The U.S., the U.K., Japan, Italy, Chile, Kuwait and Qatar are among 26 countries supporting the initiative after Syria was elected in November to a United Nations Educational, Scientific and Cultural Organization panel that judges human-rights complaints. Over half the countries signing on to the proposal are members of UNESCO’s 58-member executive board.
“We should not allow the Syrian regime to stand as a judge of other countries’ human-rights record while it systematically violates the human rights of its citizens, commits acts of sexual violence against women and children, and murders its own people,” David Killion, the U.S. ambassador to UNESCO, said in a statement. “The Syrian regime’s actions are an affront to the dignity and human rights of the Syrian people, and it is not fit to sit on this body.”
More than 5,000 people have been killed since last March in Syria’s crackdown on unrest, according to the UN. Navi Pillay, the UN’s top human-rights official, has called for a probe into President Bashar al-Assad’s government for crimes against humanity and said “gross violations” by Assad’s security forces should be referred to the International Criminal Court.
“What is shocking is how UNESCO ever decided in the first place to legitimize the regime of Syrian President Bashar al-Assad -- which is shooting its own people in cold blood -- by elevating it to a committee that judges human-rights issues on a global scale,” Hillel Neuer, executive director of Geneva-based human-rights monitoring group UN Watch, said in an e-mailed statement today.
A letter signed by 14 ambassadors urges UNESCO to “respond to these appeals for concerted action to address the egregious human-rights situation in Syria. They want UNESCO to add the item to the agenda of its board meeting next month, according to a copy of their memo supplied by UN Watch.

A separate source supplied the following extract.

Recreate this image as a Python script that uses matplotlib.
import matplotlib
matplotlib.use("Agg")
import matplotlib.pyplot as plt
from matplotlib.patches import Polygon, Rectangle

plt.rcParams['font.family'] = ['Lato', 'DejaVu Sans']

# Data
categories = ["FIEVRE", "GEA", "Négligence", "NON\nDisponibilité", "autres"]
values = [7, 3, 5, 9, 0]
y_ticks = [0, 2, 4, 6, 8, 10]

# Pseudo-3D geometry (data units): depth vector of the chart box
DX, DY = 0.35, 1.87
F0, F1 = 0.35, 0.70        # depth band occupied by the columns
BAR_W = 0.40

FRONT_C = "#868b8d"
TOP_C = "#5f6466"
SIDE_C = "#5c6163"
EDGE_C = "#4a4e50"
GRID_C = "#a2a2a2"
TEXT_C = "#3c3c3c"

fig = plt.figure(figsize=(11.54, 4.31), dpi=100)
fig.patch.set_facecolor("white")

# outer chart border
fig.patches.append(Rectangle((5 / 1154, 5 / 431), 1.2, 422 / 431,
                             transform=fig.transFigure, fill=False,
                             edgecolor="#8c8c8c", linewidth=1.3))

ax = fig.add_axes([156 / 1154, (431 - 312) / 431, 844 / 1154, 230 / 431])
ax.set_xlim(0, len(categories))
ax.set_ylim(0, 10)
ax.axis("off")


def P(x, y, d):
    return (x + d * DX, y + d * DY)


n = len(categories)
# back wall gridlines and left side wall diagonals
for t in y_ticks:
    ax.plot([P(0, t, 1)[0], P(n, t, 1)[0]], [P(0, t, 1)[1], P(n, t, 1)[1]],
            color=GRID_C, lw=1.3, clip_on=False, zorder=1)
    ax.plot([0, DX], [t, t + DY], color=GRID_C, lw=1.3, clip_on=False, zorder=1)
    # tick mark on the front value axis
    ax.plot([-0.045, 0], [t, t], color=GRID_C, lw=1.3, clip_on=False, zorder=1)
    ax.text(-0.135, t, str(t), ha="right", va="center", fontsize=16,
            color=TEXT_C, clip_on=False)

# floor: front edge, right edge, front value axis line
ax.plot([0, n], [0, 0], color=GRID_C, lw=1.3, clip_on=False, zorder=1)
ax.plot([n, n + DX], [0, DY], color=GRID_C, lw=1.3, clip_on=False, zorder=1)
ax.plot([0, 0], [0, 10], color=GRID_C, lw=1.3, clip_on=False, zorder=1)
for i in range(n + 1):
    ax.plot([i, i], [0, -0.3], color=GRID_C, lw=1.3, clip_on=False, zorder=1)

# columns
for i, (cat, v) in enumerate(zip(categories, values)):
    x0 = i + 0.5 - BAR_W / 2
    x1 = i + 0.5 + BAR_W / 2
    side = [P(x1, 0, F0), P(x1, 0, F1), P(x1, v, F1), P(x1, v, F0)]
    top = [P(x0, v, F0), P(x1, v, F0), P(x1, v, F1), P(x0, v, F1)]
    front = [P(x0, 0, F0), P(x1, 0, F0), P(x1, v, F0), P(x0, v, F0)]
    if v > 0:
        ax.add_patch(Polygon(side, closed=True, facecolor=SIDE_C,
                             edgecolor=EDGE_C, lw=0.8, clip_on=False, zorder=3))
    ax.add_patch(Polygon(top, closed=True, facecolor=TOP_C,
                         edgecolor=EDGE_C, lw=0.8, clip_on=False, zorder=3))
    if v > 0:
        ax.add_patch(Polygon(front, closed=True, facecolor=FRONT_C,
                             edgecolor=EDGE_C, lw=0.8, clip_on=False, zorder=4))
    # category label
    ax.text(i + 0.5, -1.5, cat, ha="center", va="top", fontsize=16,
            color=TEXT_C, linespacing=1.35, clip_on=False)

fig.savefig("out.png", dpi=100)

Arab and Western nations are planning a diplomatic push at the UN to persuade Russia to back an Arab League call for Assad to relinquish power. Qatar, Morocco, the U.S. and the U.K. are among nations trying to overcome Russian resistance to sanctioning Syria by promoting a UN Security Council draft resolution that has strong Arab backing, according to a UN diplomat who wasn’t authorized to speak on the record.
The measure “condemns the continued and gross violations of human rights and fundamental freedoms” by Syrian authorities and calls for the Assad regime to implement Arab League resolutions for a “political transition,” according to a copy of the document obtained by Bloomberg News.
Russia provides both political support and arms to Syria. Russia and China, veto-wielding members of the UN Security Council, blocked a European-led Oct. 4 attempt to sanction Syria.